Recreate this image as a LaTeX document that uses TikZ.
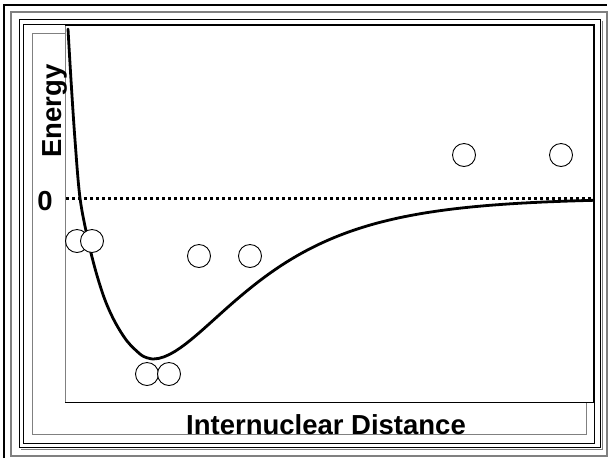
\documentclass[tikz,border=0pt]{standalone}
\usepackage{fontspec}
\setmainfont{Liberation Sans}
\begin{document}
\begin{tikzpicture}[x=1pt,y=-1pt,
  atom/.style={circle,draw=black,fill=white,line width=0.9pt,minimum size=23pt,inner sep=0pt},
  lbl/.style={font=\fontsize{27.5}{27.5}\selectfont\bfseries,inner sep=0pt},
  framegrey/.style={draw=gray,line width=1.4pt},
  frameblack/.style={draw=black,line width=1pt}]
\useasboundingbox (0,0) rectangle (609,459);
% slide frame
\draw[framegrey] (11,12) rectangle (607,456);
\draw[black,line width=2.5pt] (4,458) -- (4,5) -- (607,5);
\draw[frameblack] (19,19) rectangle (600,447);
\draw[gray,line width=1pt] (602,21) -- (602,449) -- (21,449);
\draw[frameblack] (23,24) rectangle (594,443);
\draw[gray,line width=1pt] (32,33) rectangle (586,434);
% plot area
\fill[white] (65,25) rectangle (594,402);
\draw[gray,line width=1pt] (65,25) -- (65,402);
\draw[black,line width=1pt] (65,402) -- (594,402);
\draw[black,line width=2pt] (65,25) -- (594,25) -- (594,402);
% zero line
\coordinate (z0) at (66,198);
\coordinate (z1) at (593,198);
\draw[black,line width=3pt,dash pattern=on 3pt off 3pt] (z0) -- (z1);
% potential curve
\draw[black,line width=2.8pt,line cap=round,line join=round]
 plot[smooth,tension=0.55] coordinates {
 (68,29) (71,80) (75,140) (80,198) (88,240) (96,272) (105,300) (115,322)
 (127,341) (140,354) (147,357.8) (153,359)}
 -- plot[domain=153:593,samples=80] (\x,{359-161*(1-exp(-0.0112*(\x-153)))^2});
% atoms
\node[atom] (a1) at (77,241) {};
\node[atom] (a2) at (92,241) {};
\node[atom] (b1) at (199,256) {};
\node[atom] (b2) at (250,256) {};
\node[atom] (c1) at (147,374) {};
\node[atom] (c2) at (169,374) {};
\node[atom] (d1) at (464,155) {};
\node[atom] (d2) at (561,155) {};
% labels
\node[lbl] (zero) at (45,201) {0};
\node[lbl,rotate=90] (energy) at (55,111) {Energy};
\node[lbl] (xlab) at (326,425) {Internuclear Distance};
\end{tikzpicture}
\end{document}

◇ ◇ ◇ ◇ ◇ ◇ ◇

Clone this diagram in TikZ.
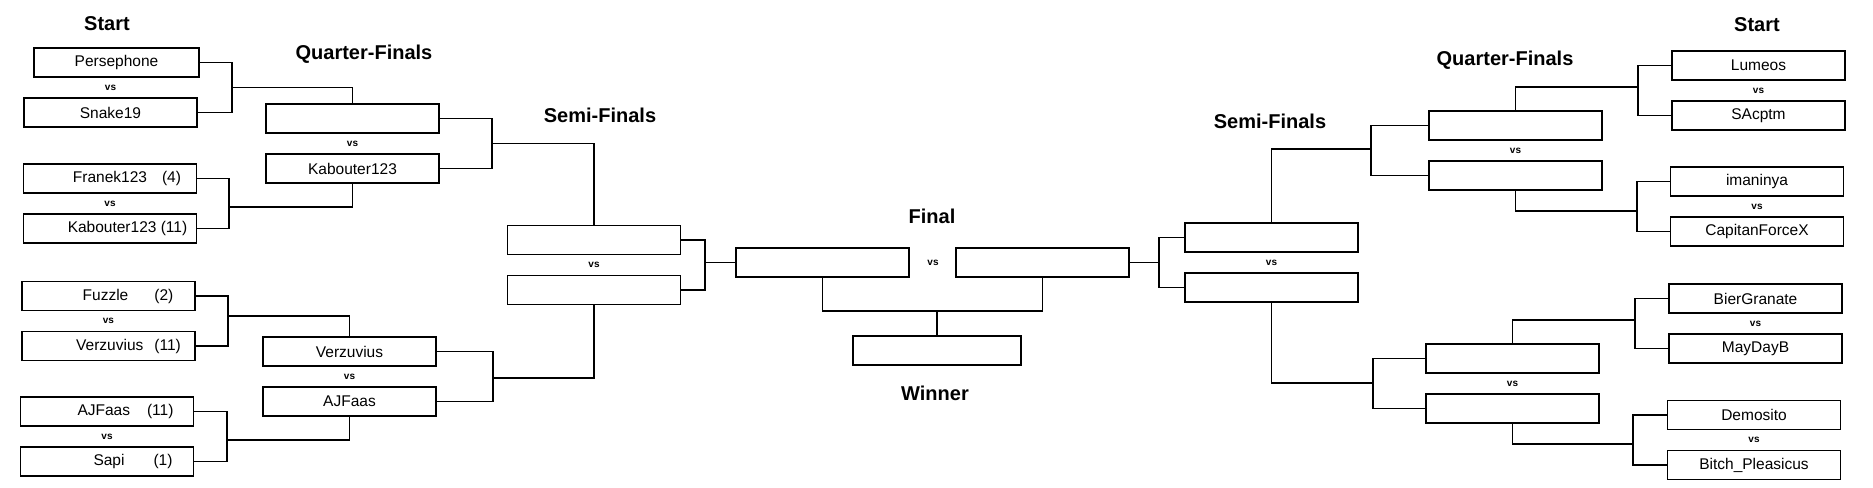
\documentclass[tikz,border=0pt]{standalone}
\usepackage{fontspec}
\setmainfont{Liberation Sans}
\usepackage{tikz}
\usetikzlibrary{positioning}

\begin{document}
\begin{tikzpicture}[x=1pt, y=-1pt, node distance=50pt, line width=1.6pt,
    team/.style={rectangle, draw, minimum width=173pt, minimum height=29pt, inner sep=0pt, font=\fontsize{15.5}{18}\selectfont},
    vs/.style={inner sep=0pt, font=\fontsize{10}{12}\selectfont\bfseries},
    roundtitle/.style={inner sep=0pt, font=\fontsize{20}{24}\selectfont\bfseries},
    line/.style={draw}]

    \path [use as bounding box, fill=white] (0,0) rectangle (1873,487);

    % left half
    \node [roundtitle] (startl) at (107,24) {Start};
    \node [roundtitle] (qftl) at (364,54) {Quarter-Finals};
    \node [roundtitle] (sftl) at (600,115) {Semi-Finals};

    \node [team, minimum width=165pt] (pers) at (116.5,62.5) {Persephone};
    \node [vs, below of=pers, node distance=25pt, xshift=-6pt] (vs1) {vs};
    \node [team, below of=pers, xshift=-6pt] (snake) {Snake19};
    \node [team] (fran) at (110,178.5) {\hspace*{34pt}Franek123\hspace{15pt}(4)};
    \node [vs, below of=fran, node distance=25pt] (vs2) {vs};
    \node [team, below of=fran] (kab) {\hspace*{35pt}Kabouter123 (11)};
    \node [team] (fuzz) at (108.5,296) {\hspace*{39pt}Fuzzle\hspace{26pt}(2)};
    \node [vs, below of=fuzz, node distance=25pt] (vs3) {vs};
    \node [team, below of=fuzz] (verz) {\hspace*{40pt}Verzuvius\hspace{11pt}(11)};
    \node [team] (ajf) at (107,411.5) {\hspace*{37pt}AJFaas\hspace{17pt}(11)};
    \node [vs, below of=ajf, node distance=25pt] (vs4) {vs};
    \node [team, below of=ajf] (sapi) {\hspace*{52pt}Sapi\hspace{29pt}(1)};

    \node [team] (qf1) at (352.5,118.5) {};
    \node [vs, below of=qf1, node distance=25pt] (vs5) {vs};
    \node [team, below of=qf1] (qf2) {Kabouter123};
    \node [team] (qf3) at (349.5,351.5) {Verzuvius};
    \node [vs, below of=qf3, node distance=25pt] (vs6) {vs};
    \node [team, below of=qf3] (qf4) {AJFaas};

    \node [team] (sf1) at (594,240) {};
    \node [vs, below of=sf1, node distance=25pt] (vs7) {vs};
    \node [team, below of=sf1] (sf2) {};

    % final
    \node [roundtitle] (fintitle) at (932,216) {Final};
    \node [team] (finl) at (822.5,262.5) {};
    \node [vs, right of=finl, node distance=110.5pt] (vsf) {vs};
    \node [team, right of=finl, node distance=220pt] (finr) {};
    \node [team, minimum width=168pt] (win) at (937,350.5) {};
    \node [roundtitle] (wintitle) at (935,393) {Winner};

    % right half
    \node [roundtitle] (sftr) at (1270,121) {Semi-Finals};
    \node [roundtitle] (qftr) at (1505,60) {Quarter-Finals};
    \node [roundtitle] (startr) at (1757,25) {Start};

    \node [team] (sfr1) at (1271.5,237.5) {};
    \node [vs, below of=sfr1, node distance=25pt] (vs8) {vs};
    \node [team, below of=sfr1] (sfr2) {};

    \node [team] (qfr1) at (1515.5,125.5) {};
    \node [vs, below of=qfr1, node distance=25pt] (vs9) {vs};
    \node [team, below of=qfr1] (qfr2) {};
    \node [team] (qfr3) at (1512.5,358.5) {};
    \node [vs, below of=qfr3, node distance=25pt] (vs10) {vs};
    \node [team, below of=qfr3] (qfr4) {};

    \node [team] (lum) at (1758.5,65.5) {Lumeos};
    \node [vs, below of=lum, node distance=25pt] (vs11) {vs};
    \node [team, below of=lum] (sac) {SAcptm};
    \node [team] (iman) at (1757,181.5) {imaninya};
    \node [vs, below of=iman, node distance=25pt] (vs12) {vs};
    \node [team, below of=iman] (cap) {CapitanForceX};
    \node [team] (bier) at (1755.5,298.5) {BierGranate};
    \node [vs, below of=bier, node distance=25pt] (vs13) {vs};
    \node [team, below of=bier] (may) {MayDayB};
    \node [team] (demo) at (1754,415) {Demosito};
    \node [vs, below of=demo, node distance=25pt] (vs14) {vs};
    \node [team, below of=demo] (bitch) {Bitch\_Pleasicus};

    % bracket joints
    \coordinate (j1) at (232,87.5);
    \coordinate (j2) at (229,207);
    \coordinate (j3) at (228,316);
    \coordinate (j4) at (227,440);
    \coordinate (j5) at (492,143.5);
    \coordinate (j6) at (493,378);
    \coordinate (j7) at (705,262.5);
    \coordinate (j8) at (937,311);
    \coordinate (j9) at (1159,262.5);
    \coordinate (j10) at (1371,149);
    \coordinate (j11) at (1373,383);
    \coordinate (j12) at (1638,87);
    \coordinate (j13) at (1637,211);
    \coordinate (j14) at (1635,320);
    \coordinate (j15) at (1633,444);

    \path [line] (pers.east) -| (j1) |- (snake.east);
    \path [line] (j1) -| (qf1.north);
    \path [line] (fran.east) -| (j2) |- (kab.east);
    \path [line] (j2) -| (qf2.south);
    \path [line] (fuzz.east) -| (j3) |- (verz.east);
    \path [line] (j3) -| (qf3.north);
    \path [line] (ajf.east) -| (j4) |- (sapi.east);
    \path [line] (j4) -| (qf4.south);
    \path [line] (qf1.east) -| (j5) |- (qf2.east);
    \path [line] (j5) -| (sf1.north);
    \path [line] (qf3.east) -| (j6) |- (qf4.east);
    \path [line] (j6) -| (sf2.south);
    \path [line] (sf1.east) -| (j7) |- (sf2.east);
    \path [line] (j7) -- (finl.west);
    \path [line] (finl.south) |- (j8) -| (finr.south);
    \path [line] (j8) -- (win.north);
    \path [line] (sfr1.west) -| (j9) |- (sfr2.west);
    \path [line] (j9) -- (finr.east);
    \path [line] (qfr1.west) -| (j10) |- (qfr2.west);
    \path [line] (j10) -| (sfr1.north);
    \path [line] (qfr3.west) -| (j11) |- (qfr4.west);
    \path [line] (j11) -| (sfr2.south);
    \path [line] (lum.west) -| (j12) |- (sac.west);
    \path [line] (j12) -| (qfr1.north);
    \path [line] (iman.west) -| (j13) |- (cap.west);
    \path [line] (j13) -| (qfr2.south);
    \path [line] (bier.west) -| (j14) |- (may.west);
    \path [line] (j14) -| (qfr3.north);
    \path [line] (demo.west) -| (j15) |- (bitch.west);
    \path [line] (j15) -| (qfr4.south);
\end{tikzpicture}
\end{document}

◇ ◇ ◇ ◇ ◇ ◇ ◇

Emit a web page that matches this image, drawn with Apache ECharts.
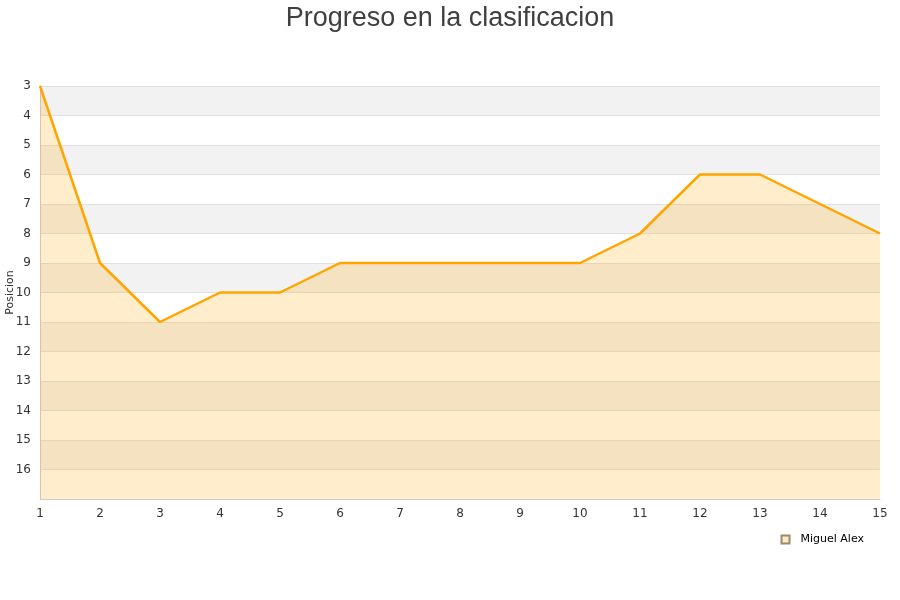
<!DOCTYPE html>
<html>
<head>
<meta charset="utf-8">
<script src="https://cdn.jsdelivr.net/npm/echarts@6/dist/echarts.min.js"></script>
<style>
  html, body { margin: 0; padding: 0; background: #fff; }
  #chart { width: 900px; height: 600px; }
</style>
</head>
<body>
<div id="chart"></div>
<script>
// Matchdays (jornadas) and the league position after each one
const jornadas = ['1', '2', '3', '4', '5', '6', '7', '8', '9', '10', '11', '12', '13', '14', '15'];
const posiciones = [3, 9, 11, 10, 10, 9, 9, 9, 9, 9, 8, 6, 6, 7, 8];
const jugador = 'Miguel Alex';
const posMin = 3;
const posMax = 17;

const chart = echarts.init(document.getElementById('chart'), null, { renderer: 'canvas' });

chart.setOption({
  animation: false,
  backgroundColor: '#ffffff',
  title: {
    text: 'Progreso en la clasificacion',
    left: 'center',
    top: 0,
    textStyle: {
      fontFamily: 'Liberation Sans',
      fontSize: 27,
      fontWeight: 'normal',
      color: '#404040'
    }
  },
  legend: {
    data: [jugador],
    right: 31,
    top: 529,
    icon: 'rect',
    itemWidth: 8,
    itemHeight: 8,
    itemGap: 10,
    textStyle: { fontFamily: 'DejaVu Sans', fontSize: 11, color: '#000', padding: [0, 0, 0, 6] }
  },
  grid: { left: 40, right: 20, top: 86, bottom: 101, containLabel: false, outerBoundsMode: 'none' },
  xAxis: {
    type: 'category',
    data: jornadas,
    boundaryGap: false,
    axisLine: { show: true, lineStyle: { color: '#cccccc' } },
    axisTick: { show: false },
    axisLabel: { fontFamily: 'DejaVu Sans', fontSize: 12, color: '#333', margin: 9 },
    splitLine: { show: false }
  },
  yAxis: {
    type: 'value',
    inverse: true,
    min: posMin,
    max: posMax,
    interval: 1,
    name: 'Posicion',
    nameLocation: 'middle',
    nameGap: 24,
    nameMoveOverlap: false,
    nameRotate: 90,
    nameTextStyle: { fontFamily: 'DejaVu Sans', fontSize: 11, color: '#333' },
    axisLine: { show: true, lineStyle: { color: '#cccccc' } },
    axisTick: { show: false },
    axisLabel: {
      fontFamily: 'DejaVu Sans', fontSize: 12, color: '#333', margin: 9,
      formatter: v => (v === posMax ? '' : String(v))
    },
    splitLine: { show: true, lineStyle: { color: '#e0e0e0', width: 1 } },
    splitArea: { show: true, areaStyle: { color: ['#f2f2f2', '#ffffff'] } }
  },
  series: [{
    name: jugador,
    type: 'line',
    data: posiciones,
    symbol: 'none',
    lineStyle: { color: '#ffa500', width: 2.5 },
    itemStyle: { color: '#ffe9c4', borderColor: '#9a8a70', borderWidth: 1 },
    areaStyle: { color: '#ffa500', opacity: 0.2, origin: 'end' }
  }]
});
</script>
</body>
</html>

◇ ◇ ◇ ◇ ◇ ◇ ◇

## [Required task]
Extract each line holding the string "this".

## [Correct result]
Recreate this image as a LaTeX document that uses TikZ.
Clone this diagram in TikZ.
Emit a web page that matches this image, drawn with Apache ECharts.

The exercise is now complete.